Inflate feelings of mastery

Ease unskilled individuals into a task with some quick wins. Enhancing their feelings of “illusive superiority” will make them more likely to continue when the stakes are higher.

Examples

  • Any activity that requires skill and practice but which has an apparently simple set of rules can create feelings of illusive superiority. Online, sites exist to separate unskilled individuals from their money in fields as diverse as playing poker, trading derivatives, or correctly assessing the value of auction items.

Principles

As Bertrand Russell said, “One of the painful things about our time is that those who feel certainty are stupid, and those with any imagination and understanding are filled with doubt and indecision.”
In 1999, David Dunning and Justin Kruger backed up Russell’s assertion with some seminal research in this field (which, incidentally, won them an Ig Nobel prize in Psychology), showing that indeed those individuals who performed worst on a series of skill tests thought they had performed much better than they really had. Test participants who had performed well had a tendency to believe they had performed comparatively poorly. Even after showing test participants their own results, while the individuals who had scored well could correctly estimate their own ranking, those who scored in the 12th percentile (that’s pretty bad) still placed themselves above average.
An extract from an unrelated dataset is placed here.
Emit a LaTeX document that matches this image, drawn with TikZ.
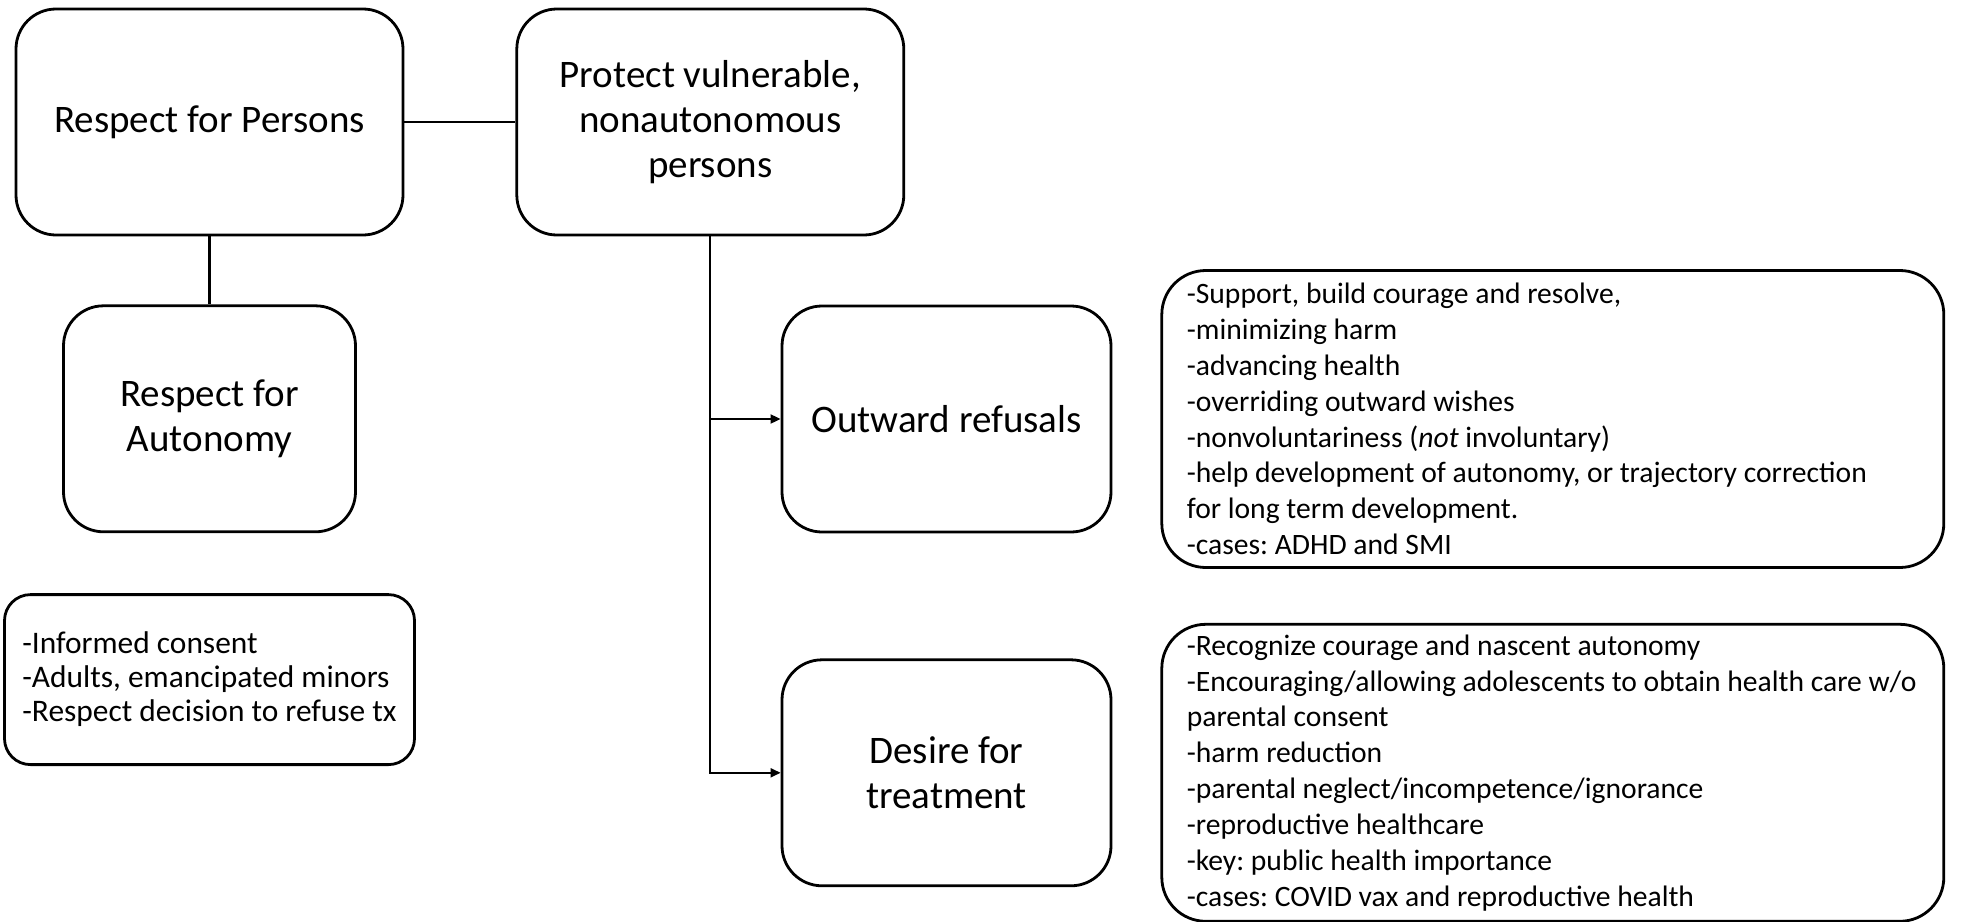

This behavior – unskilled individuals suffering from illusive superiority while skilled individuals suffer from illusive inferiority – is now known as the Dunning-Kruger effect.
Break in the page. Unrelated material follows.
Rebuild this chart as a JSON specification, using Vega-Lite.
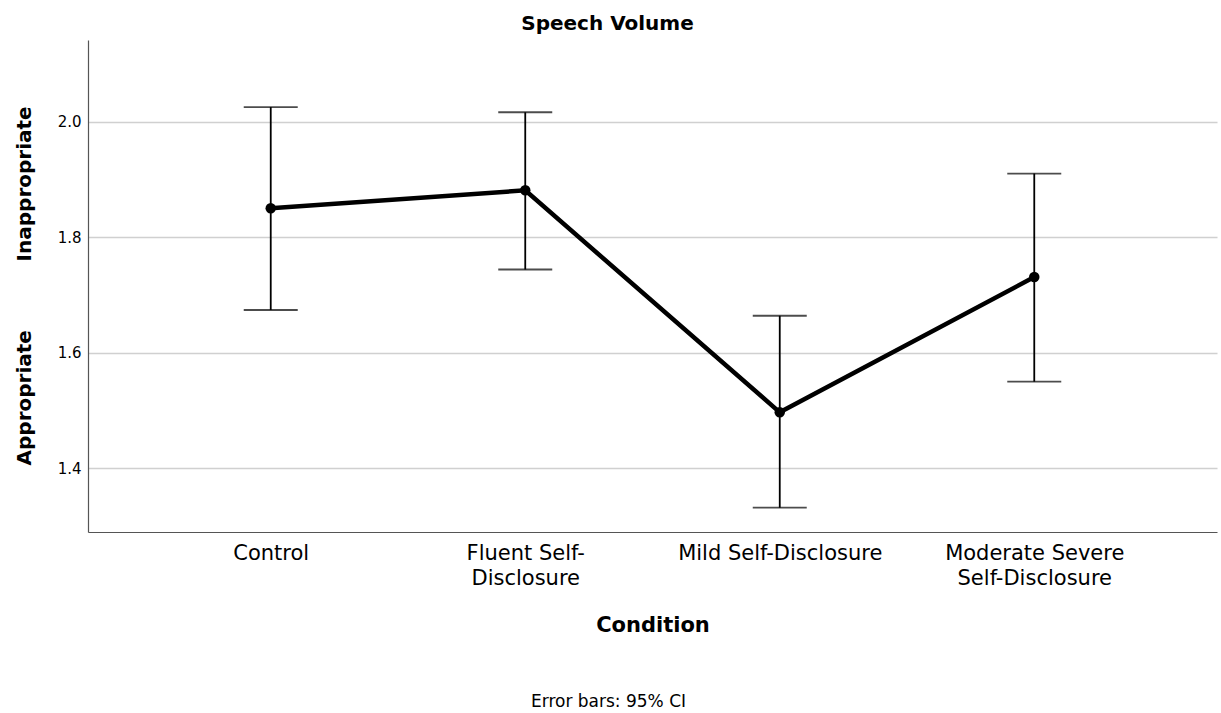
{
  "$schema": "https://vega.github.io/schema/vega-lite/v6.json",
  "autosize": {"type": "none"},
  "padding": {"left": 88, "top": 40, "right": 4, "bottom": 181},
  "width": 1129,
  "height": 492,
  "background": "white",
  "config": {
    "font": "DejaVu Sans",
    "view": {"stroke": null},
    "axis": {"labelFont": "DejaVu Sans", "titleFont": "DejaVu Sans"}
  },
  "title": {
    "text": "Speech Volume",
    "font": "DejaVu Sans",
    "fontSize": 20,
    "fontWeight": "bold",
    "color": "#000",
    "dx": -45,
    "offset": 6
  },
  "data": {
    "values": [
      {"condition": "Control", "mean": 1.850, "lower": 1.674, "upper": 2.025},
      {"condition": "Fluent Self-Disclosure", "mean": 1.881, "lower": 1.744, "upper": 2.016},
      {"condition": "Mild Self-Disclosure", "mean": 1.497, "lower": 1.332, "upper": 1.664},
      {"condition": "Moderate Severe Self-Disclosure", "mean": 1.731, "lower": 1.550, "upper": 1.910}
    ]
  },
  "layer": [
    {
      "encoding": {
        "x": {
          "field": "condition",
          "type": "nominal",
          "sort": null,
          "scale": {"type": "point", "padding": 0.718},
          "axis": {
            "title": "Condition",
            "titleFontSize": 21,
            "titleFontWeight": "bold",
            "titleColor": "#000",
            "titlePadding": 26,
            "labelFontSize": 21,
            "labelColor": "#000",
            "labelAngle": 0,
            "labelPadding": 10,
            "labelLineHeight": 25,
            "labelBaseline": "top",
            "labelLimit": 400,
            "labelOverlap": false,
            "labelExpr": "datum.value == 'Fluent Self-Disclosure' ? ['Fluent Self-', 'Disclosure'] : datum.value == 'Moderate Severe Self-Disclosure' ? ['Moderate Severe', 'Self-Disclosure'] : datum.value",
            "ticks": false,
            "domainColor": "#555",
            "domainWidth": 1.2,
            "grid": false
          }
        }
      },
      "layer": [
        {
          "mark": {"type": "rule", "color": "#000", "strokeWidth": 1.8},
          "encoding": {
            "y": {
              "field": "lower",
              "type": "quantitative",
              "scale": {"domain": [1.29, 2.141], "nice": false, "zero": false},
              "axis": {
                "title": null,
                "values": [1.4, 1.6, 1.8, 2.0],
                "format": ".1f",
                "labelFontSize": 15,
                "labelColor": "#000",
                "labelPadding": 7,
                "ticks": false,
                "domainColor": "#555",
                "domainWidth": 1.2,
                "grid": true,
                "gridColor": "#d0d0d0",
                "gridWidth": 1.5
              }
            },
            "y2": {"field": "upper"}
          }
        },
        {
          "mark": {"type": "tick", "color": "#000", "size": 54, "thickness": 1.8, "orient": "horizontal"},
          "encoding": {"y": {"field": "upper", "type": "quantitative"}}
        },
        {
          "mark": {"type": "tick", "color": "#000", "size": 54, "thickness": 1.8, "orient": "horizontal"},
          "encoding": {"y": {"field": "lower", "type": "quantitative"}}
        },
        {
          "mark": {"type": "line", "color": "#000", "strokeWidth": 4.5},
          "encoding": {"y": {"field": "mean", "type": "quantitative"}}
        },
        {
          "mark": {"type": "point", "filled": true, "color": "#000", "size": 110, "opacity": 1},
          "encoding": {"y": {"field": "mean", "type": "quantitative"}}
        }
      ]
    },
    {
      "mark": {"type": "point", "opacity": 0},
      "encoding": {
        "x": {
          "field": "condition",
          "type": "nominal",
          "sort": null,
          "scale": {"type": "point", "padding": 0.718},
          "axis": {
            "orient": "bottom",
            "labels": false,
            "ticks": false,
            "domain": false,
            "grid": false,
            "title": "Error bars: 95% CI",
            "titleFontSize": 17,
            "titleFontWeight": "normal",
            "titleColor": "#000",
            "titleX": 520,
            "offset": 157
          }
        },
        "y": {
          "field": "mean",
          "type": "quantitative",
          "scale": {"domain": [1.29, 2.141], "nice": false, "zero": false},
          "axis": {
            "orient": "left",
            "values": [1.523, 1.893],
            "labelExpr": "datum.value < 1.7 ? 'Appropriate' : 'Inappropriate'",
            "labelAngle": -90,
            "labelAlign": "center",
            "labelBaseline": "middle",
            "labelFontSize": 20,
            "labelFontWeight": "bold",
            "labelColor": "#000",
            "labelPadding": 2,
            "ticks": false,
            "domain": false,
            "grid": false,
            "title": null,
            "offset": 62
          }
        }
      }
    }
  ],
  "resolve": {"axis": {"x": "independent", "y": "independent"}}
}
How to increase feelings of mastery

  • Give people a set of relatively simple-looking rules to follow, and a sandboxed area to practice in. This way, they’ll soon feel like they understand the principles of the task they are performing and so feel qualified to go and play with the “big boys.”
  • Provide social proof that it’s possible to win by encouraging customers to boast about their successes on a message board or other special area of the site.
  • Keep ignorant people ignorant. In other words, don’t make people aware of what they don’t know. That way they will continue to overestimate their competence.
  • Reward people early with “quick wins” so that they feel they’re getting the hang of the task.
  • Make it possible to play with small levels of investment, so that initial losses don’t feel too discouraging.
  • Convince people that it may take time before they truly feel like they understand the process, but that they are doing great anyway.